## Exercise objective
Each line below should be retyped exactly, with no pictures.

[Supplied material start]

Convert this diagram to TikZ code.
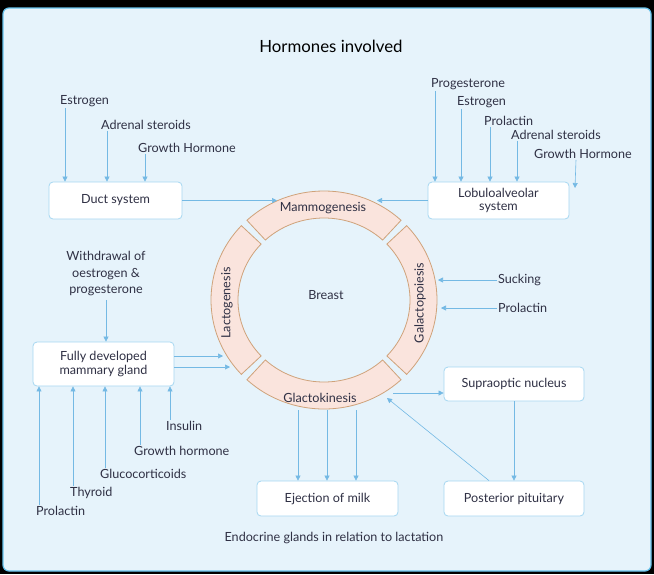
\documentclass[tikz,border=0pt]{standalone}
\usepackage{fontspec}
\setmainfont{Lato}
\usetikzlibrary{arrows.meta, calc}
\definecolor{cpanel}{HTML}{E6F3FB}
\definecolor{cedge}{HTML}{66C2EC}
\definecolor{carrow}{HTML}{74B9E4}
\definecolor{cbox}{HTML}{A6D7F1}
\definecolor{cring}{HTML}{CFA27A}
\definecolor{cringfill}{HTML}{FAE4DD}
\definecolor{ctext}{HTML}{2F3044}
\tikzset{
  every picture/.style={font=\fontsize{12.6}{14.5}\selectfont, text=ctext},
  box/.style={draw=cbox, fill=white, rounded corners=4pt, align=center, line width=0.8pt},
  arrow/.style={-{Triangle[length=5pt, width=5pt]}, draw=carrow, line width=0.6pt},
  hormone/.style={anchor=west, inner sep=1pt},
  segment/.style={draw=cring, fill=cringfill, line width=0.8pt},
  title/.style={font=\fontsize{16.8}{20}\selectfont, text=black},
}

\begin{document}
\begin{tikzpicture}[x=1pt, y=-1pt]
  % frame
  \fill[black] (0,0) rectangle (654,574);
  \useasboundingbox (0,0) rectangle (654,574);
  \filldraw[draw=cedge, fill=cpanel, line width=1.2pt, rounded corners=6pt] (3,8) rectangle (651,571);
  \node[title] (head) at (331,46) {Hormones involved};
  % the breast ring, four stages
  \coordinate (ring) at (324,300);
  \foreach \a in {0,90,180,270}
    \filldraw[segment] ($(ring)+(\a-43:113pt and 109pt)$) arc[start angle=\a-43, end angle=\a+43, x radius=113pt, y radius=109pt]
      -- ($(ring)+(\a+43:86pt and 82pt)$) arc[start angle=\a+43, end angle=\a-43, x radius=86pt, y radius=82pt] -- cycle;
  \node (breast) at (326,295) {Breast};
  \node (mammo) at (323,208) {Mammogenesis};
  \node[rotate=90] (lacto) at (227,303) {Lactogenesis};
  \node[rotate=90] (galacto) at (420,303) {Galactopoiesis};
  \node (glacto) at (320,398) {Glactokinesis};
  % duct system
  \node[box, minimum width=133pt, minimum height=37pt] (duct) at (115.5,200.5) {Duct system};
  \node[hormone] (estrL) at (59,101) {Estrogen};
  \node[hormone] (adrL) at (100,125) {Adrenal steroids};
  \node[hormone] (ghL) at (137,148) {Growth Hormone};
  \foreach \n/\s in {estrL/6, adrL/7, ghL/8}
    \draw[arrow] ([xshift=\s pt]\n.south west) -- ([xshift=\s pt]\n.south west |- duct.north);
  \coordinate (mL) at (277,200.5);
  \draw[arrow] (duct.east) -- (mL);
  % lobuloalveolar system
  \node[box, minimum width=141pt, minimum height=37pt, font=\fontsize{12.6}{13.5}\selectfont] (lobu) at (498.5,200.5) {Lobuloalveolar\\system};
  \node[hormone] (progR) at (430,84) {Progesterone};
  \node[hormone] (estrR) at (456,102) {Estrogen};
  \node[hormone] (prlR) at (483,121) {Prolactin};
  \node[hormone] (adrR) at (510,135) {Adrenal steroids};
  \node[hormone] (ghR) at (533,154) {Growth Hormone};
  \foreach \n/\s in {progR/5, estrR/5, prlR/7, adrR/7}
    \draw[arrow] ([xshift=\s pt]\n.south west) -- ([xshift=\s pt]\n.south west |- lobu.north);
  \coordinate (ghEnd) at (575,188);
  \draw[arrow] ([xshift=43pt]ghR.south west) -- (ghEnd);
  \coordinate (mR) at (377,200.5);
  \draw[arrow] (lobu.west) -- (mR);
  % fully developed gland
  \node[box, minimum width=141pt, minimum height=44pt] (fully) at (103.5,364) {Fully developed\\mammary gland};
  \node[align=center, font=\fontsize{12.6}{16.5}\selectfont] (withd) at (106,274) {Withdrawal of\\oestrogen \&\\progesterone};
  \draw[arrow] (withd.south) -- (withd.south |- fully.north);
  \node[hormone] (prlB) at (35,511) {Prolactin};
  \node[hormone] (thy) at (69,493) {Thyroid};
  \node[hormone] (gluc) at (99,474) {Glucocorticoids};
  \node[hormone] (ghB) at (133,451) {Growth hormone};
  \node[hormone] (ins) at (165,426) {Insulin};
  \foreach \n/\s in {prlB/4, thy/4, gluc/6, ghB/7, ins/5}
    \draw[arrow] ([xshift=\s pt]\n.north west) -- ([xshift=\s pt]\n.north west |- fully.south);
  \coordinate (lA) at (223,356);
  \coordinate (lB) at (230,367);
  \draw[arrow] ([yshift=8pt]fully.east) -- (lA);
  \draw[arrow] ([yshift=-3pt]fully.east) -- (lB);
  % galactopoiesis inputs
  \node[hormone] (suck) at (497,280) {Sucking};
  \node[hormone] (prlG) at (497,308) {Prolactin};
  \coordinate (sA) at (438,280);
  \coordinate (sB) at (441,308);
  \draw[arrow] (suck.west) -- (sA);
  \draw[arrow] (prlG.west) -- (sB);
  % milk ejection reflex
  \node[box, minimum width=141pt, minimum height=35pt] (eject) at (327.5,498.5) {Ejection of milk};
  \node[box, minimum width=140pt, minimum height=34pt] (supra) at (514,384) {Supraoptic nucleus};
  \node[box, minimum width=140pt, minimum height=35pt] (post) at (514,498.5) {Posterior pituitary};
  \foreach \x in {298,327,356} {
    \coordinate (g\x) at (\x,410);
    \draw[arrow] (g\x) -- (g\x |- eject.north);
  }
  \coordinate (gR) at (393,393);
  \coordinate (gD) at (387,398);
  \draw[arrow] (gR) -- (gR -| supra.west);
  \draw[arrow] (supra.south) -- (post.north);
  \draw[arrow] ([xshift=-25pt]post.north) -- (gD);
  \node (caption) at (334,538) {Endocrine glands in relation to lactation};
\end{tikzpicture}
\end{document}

[Supplied material end]

## Full answer
Convert this diagram to TikZ code.
\documentclass[tikz,border=0pt]{standalone}
\usepackage{fontspec}
\setmainfont{Lato}
\usetikzlibrary{arrows.meta, calc}
\definecolor{cpanel}{HTML}{E6F3FB}
\definecolor{cedge}{HTML}{66C2EC}
\definecolor{carrow}{HTML}{74B9E4}
\definecolor{cbox}{HTML}{A6D7F1}
\definecolor{cring}{HTML}{CFA27A}
\definecolor{cringfill}{HTML}{FAE4DD}
\definecolor{ctext}{HTML}{2F3044}
\tikzset{
  every picture/.style={font=\fontsize{12.6}{14.5}\selectfont, text=ctext},
  box/.style={draw=cbox, fill=white, rounded corners=4pt, align=center, line width=0.8pt},
  arrow/.style={-{Triangle[length=5pt, width=5pt]}, draw=carrow, line width=0.6pt},
  hormone/.style={anchor=west, inner sep=1pt},
  segment/.style={draw=cring, fill=cringfill, line width=0.8pt},
  title/.style={font=\fontsize{16.8}{20}\selectfont, text=black},
}

\begin{document}
\begin{tikzpicture}[x=1pt, y=-1pt]
  % frame
  \fill[black] (0,0) rectangle (654,574);
  \useasboundingbox (0,0) rectangle (654,574);
  \filldraw[draw=cedge, fill=cpanel, line width=1.2pt, rounded corners=6pt] (3,8) rectangle (651,571);
  \node[title] (head) at (331,46) {Hormones involved};
  % the breast ring, four stages
  \coordinate (ring) at (324,300);
  \foreach \a in {0,90,180,270}
    \filldraw[segment] ($(ring)+(\a-43:113pt and 109pt)$) arc[start angle=\a-43, end angle=\a+43, x radius=113pt, y radius=109pt]
      -- ($(ring)+(\a+43:86pt and 82pt)$) arc[start angle=\a+43, end angle=\a-43, x radius=86pt, y radius=82pt] -- cycle;
  \node (breast) at (326,295) {Breast};
  \node (mammo) at (323,208) {Mammogenesis};
  \node[rotate=90] (lacto) at (227,303) {Lactogenesis};
  \node[rotate=90] (galacto) at (420,303) {Galactopoiesis};
  \node (glacto) at (320,398) {Glactokinesis};
  % duct system
  \node[box, minimum width=133pt, minimum height=37pt] (duct) at (115.5,200.5) {Duct system};
  \node[hormone] (estrL) at (59,101) {Estrogen};
  \node[hormone] (adrL) at (100,125) {Adrenal steroids};
  \node[hormone] (ghL) at (137,148) {Growth Hormone};
  \foreach \n/\s in {estrL/6, adrL/7, ghL/8}
    \draw[arrow] ([xshift=\s pt]\n.south west) -- ([xshift=\s pt]\n.south west |- duct.north);
  \coordinate (mL) at (277,200.5);
  \draw[arrow] (duct.east) -- (mL);
  % lobuloalveolar system
  \node[box, minimum width=141pt, minimum height=37pt, font=\fontsize{12.6}{13.5}\selectfont] (lobu) at (498.5,200.5) {Lobuloalveolar\\system};
  \node[hormone] (progR) at (430,84) {Progesterone};
  \node[hormone] (estrR) at (456,102) {Estrogen};
  \node[hormone] (prlR) at (483,121) {Prolactin};
  \node[hormone] (adrR) at (510,135) {Adrenal steroids};
  \node[hormone] (ghR) at (533,154) {Growth Hormone};
  \foreach \n/\s in {progR/5, estrR/5, prlR/7, adrR/7}
    \draw[arrow] ([xshift=\s pt]\n.south west) -- ([xshift=\s pt]\n.south west |- lobu.north);
  \coordinate (ghEnd) at (575,188);
  \draw[arrow] ([xshift=43pt]ghR.south west) -- (ghEnd);
  \coordinate (mR) at (377,200.5);
  \draw[arrow] (lobu.west) -- (mR);
  % fully developed gland
  \node[box, minimum width=141pt, minimum height=44pt] (fully) at (103.5,364) {Fully developed\\mammary gland};
  \node[align=center, font=\fontsize{12.6}{16.5}\selectfont] (withd) at (106,274) {Withdrawal of\\oestrogen \&\\progesterone};
  \draw[arrow] (withd.south) -- (withd.south |- fully.north);
  \node[hormone] (prlB) at (35,511) {Prolactin};
  \node[hormone] (thy) at (69,493) {Thyroid};
  \node[hormone] (gluc) at (99,474) {Glucocorticoids};
  \node[hormone] (ghB) at (133,451) {Growth hormone};
  \node[hormone] (ins) at (165,426) {Insulin};
  \foreach \n/\s in {prlB/4, thy/4, gluc/6, ghB/7, ins/5}
    \draw[arrow] ([xshift=\s pt]\n.north west) -- ([xshift=\s pt]\n.north west |- fully.south);
  \coordinate (lA) at (223,356);
  \coordinate (lB) at (230,367);
  \draw[arrow] ([yshift=8pt]fully.east) -- (lA);
  \draw[arrow] ([yshift=-3pt]fully.east) -- (lB);
  % galactopoiesis inputs
  \node[hormone] (suck) at (497,280) {Sucking};
  \node[hormone] (prlG) at (497,308) {Prolactin};
  \coordinate (sA) at (438,280);
  \coordinate (sB) at (441,308);
  \draw[arrow] (suck.west) -- (sA);
  \draw[arrow] (prlG.west) -- (sB);
  % milk ejection reflex
  \node[box, minimum width=141pt, minimum height=35pt] (eject) at (327.5,498.5) {Ejection of milk};
  \node[box, minimum width=140pt, minimum height=34pt] (supra) at (514,384) {Supraoptic nucleus};
  \node[box, minimum width=140pt, minimum height=35pt] (post) at (514,498.5) {Posterior pituitary};
  \foreach \x in {298,327,356} {
    \coordinate (g\x) at (\x,410);
    \draw[arrow] (g\x) -- (g\x |- eject.north);
  }
  \coordinate (gR) at (393,393);
  \coordinate (gD) at (387,398);
  \draw[arrow] (gR) -- (gR -| supra.west);
  \draw[arrow] (supra.south) -- (post.north);
  \draw[arrow] ([xshift=-25pt]post.north) -- (gD);
  \node (caption) at (334,538) {Endocrine glands in relation to lactation};
\end{tikzpicture}
\end{document}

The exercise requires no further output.